A thread group, which you create with the thread-group directive in the global
section of your configuration, lets you assign a range of threads, for example 
1-64, to a group and then use that group on a bind line in your configuration.
You can define up to 64 groups of 64 threads.

In addition to taking better advantage of available threads, thread groups help 
to limit the number of threads that compete to handle incoming connections,
thereby reducing contention.

Further challenges in connection managment

Things become further complicated when we want to support TLS. So, we not only need to establish the TCP connection, but we also need to handle the TLS handshake and all the complexity involved. This raises several questions, such as which TLS library to use: OpenSSL, libessl, or BoringSSL. None of these is a drop-in replacement for the others, adding some complexity. One way to simplify is just to stick to one library, but the challenge is that we’ll also be bound by its limitations. e.g. from Boring ssl’s home page

Although BoringSSL is an open source project, it is not intended for general 
use, as OpenSSL is. We don't recommend that third parties depend upon it. 
Doing so is likely to be frustrating because there are no guarantees of API
or ABI stability.

libressl good and bad

What if we need to support different TLS levels like TLS 1.1, 1.2, or 1.3?
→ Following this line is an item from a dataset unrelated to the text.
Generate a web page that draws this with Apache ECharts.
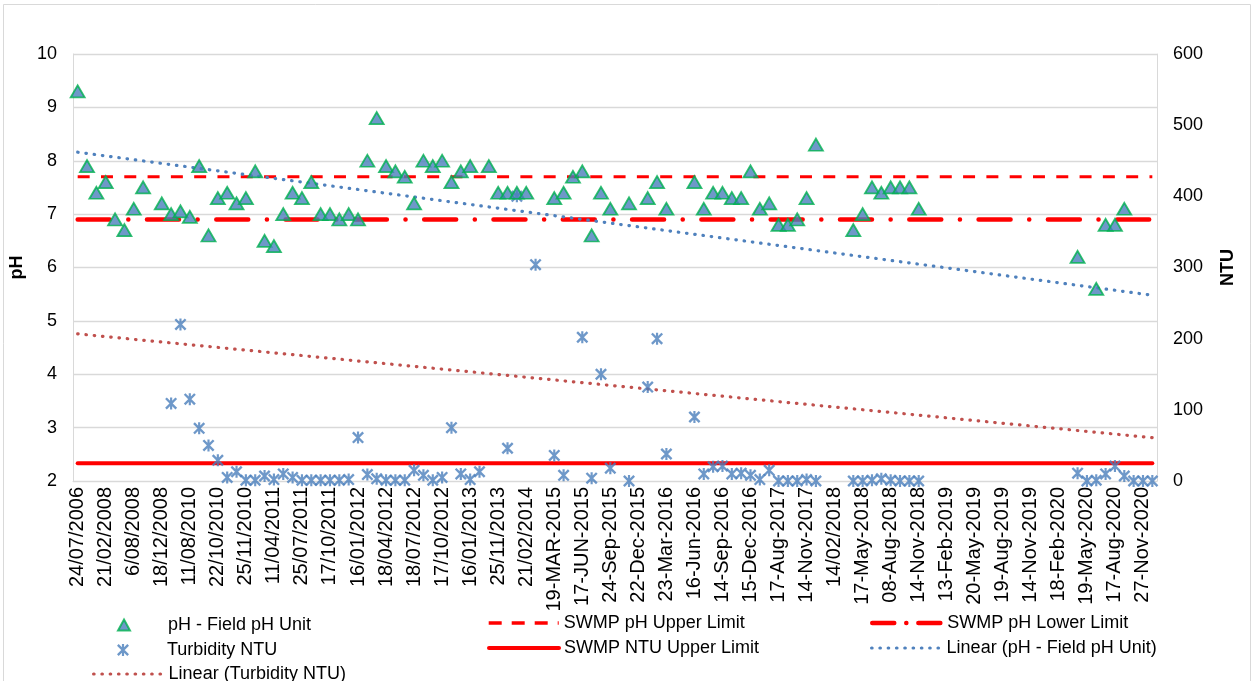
<!DOCTYPE html>
<html>
<head>
<meta charset="utf-8">
<script src="https://cdn.jsdelivr.net/npm/echarts@6/dist/echarts.min.js"></script>
<style>
html,body{margin:0;padding:0;background:#fff;}
#c{width:1255px;height:681px;}
</style>
</head>
<body>
<div id="c"></div>
<script>
// Tick labels shown on the category axis (every third sample)
const tickLabels = ['24/07/2006','21/02/2008','6/08/2008','18/12/2008','11/08/2010','22/10/2010','25/11/2010','11/04/2011','25/07/2011','17/10/2011','16/01/2012','18/04/2012','18/07/2012','17/10/2012','16/01/2013','25/11/2013','21/02/2014','19-MAR-2015','17-JUN-2015','24-Sep-2015','22-Dec-2015','23-Mar-2016','16-Jun-2016','14-Sep-2016','15-Dec-2016','17-Aug-2017','14-Nov-2017','14/02/2018','17-May-2018','08-Aug-2018','14-Nov-2018','13-Feb-2019','20-May-2019','19-Aug-2019','14-Nov-2019','18-Feb-2020','19-May-2020','17-Aug-2020','27-Nov-2020'];
const categoryCount = 116;

// pH - Field pH Unit (one per sample, null = not measured)
const phValues = [
 9.3,7.9,7.4,7.6,6.9,6.7,7.1,7.5,null,7.2,
 7.0,7.05,6.95,7.9,6.6,7.3,7.4,7.2,7.3,7.8,
 6.5,6.4,7.0,7.4,7.3,7.6,7.0,7.0,6.9,7.0,
 6.9,8.0,8.8,7.9,7.8,7.7,7.2,8.0,7.9,8.0,
 7.6,7.8,7.9,null,7.9,7.4,7.4,7.4,7.4,null,
 null,7.3,7.4,7.7,7.8,6.6,7.4,7.1,null,7.2,
 null,7.3,7.6,7.1,null,null,7.6,7.1,7.4,7.4,
 7.3,7.3,7.8,7.1,7.2,6.8,6.8,6.9,7.3,8.3,
 null,null,null,6.7,7.0,7.5,7.4,7.5,7.5,7.5,
 7.1,null,null,null,null,null,null,null,null,null,
 null,null,null,null,null,null,null,6.2,null,5.6,
 6.8,6.8,7.1,null,null,null
];

// Turbidity NTU
const ntuValues = [
 null,null,null,null,null,null,null,null,null,null,
 109,220,115,74,50,29,5,13,1,1,
 7,2,10,5,1,1,1,1,1,2,
 61,9,3,1,1,1,15,8,1,5,
 75,10,2,13,null,null,46,400,null,304,
 null,36,8,null,202,4,150,18,null,0,
 null,132,200,38,null,null,90,10,20,21,
 10,11,8,2,15,0,0,0,2,0,
 null,null,null,0,0,1,3,1,0,0,
 0,null,null,null,null,null,null,null,null,null,
 null,null,null,null,null,null,null,11,0,1,
 10,21,7,0,0,0
];

// Limits
const phUpperLimit = 7.7;
const phLowerLimit = 6.9;
const ntuUpperLimit = 25;

// Linear trend end values (first sample, last sample)
const phTrendEnds = [8.16, 5.48];
const ntuTrendEnds = [206.7, 60.8];

const categories = [];
for (let i = 0; i < categoryCount; i++) {
  categories.push(i % 3 === 0 ? tickLabels[i / 3] : '');
}
const lastIdx = categoryCount - 1;
const ends = (a, b) => [[0, a], [lastIdx, b]];

const FONT = '"Liberation Sans", Arial, sans-serif';
const starPath = 'path://M4.1,0L5.9,0L5.9,10L4.1,10Z M0,1.4L1.4,0L10,8.6L8.6,10Z M8.6,0L10,1.4L1.4,10L0,8.6Z';

const chart = echarts.init(document.getElementById('c'), null, {renderer: 'canvas'});

function lgLine(name, left, top, lineStyle) {
  return {
    data: [name], left: left, top: top, itemWidth: 70, itemHeight: 14,
    padding: 0, selectedMode: false, orient: 'horizontal',
    itemStyle: {opacity: 0},
    lineStyle: lineStyle,
    textStyle: {fontSize: 18, color: '#000', fontFamily: FONT}
  };
}
function lgMark(name, left, top, w, h) {
  return {
    data: [name], left: left, top: top, itemWidth: w, itemHeight: h,
    padding: 0, selectedMode: false, orient: 'horizontal',
    textStyle: {fontSize: 18, color: '#000', fontFamily: FONT, padding: [0, 0, 0, 167 - left - w - 5]}
  };
}

const option = {
  animation: false,
  backgroundColor: '#fff',
  graphic: [{
    type: 'rect', shape: {x: 3.5, y: 4.5, width: 1247, height: 700},
    style: {fill: 'none', stroke: '#d9d9d9', lineWidth: 1}, silent: true, z: -10
  }],
  grid: {left: 73, right: 98, top: 54, bottom: 200, containLabel: false},
  legend: [
    lgMark('pH - Field pH Unit', 117, 616, 12, 11),
    lgMark('Turbidity NTU', 117, 641, 12, 12),
    lgLine('Linear (Turbidity NTU)', 92, 665, {width: 3.2, type: [0.5, 7.8], cap: 'round', color: '#c0504d'}),
    lgLine('SWMP pH Upper Limit', 487, 614, {width: 3.4, type: [13, 10], cap: 'butt', color: '#ff0000'}),
    lgLine('SWMP NTU Upper Limit', 487, 639, {width: 4, type: 'solid', cap: 'round', color: '#ff0000'}),
    lgLine('SWMP pH Lower Limit', 870, 614, {width: 4.5, type: [22, 12, 0.1, 12], cap: 'round', color: '#ff0000'}),
    lgLine('Linear (pH - Field pH Unit)', 870, 639, {width: 3.2, type: [0.5, 7.8], cap: 'round', color: '#4f81bd'})
  ],
  xAxis: {
    type: 'category', data: categories, boundaryGap: true,
    axisLine: {show: true, lineStyle: {color: '#d9d9d9', width: 1}},
    axisTick: {show: false},
    axisLabel: {interval: 0, rotate: 90, margin: 6, fontSize: 20, color: '#000', fontFamily: FONT},
    splitLine: {show: false}
  },
  yAxis: [{
    type: 'value', min: 2, max: 10, interval: 1, position: 'left',
    name: 'pH', nameLocation: 'middle', nameRotate: 90, nameGap: 41,
    nameTextStyle: {fontSize: 18, fontWeight: 'bold', color: '#000', fontFamily: FONT},
    axisLine: {show: true, lineStyle: {color: '#d9d9d9', width: 1}},
    axisTick: {show: false},
    axisLabel: {fontSize: 18, color: '#000', margin: 16, fontFamily: FONT},
    splitLine: {show: true, lineStyle: {color: '#d9d9d9', width: 1.3}}
  }, {
    type: 'value', min: 0, max: 600, interval: 100, position: 'right',
    name: 'NTU', nameLocation: 'middle', nameRotate: 90, nameGap: 62,
    nameTextStyle: {fontSize: 18, fontWeight: 'bold', color: '#000', fontFamily: FONT},
    axisLine: {show: true, lineStyle: {color: '#d9d9d9', width: 1}},
    axisTick: {show: false},
    axisLabel: {fontSize: 18, color: '#000', margin: 16, fontFamily: FONT},
    splitLine: {show: false}
  }],
  series: [
    {
      name: 'SWMP pH Upper Limit', type: 'line', yAxisIndex: 0, data: ends(phUpperLimit, phUpperLimit),
      symbol: 'none', silent: true, z: 2,
      lineStyle: {color: '#ff0000', width: 3.2, type: [12, 11.3], cap: 'butt'},
      itemStyle: {color: '#ff0000'}
    },
    {
      name: 'SWMP pH Lower Limit', type: 'line', yAxisIndex: 0, data: ends(phLowerLimit, phLowerLimit),
      symbol: 'none', silent: true, z: 2,
      lineStyle: {color: '#ff0000', width: 4.5, type: [32, 18.6, 0.1, 18.6], cap: 'round'},
      itemStyle: {color: '#ff0000'}
    },
    {
      name: 'SWMP NTU Upper Limit', type: 'line', yAxisIndex: 1, data: ends(ntuUpperLimit, ntuUpperLimit),
      symbol: 'none', silent: true, z: 2,
      lineStyle: {color: '#ff0000', width: 4, type: 'solid', cap: 'round'},
      itemStyle: {color: '#ff0000'}
    },
    {
      name: 'Linear (pH - Field pH Unit)', type: 'line', yAxisIndex: 0, data: ends(phTrendEnds[0], phTrendEnds[1]),
      symbol: 'none', silent: true, z: 3,
      lineStyle: {color: '#4f81bd', width: 3.2, type: [0.5, 7.8], cap: 'round'},
      itemStyle: {color: '#4f81bd'}
    },
    {
      name: 'Linear (Turbidity NTU)', type: 'line', yAxisIndex: 1, data: ends(ntuTrendEnds[0], ntuTrendEnds[1]),
      symbol: 'none', silent: true, z: 3,
      lineStyle: {color: '#c0504d', width: 3.2, type: [0.5, 7.8], cap: 'round'},
      itemStyle: {color: '#c0504d'}
    },
    {
      name: 'Turbidity NTU', type: 'scatter', yAxisIndex: 1, data: ntuValues,
      symbol: starPath, symbolSize: [12, 12], z: 5,
      itemStyle: {color: '#4a7ebb'}
    },
    {
      name: 'pH - Field pH Unit', type: 'scatter', yAxisIndex: 0, data: phValues,
      symbol: 'triangle', symbolSize: [14, 12], z: 6,
      itemStyle: {color: '#4a7ebb', borderColor: '#00b050', borderWidth: 1.8}
    }
  ]
};
chart.setOption(option);
</script>
</body>
</html>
Another significant challenge is what if we also need to support different protocols like UDP?

How about triggering timeouts and dealing with abusive clients?

Conclusion

While connection management is very basic and fundamental, making it work at a very large scale is quite challenging and requires specialized handling. Each of the popular proxies has employed multiple techniques to scale it for their use cases, and each has its own pros and cons. Make sure you understand it well before choosing one over the other.

This post is already too long; the rest of the complexity related to the reverse proxy (HTTP parsing, service discovery/load balancing, HTTP client, and observability) will be discussed in subsequent posts.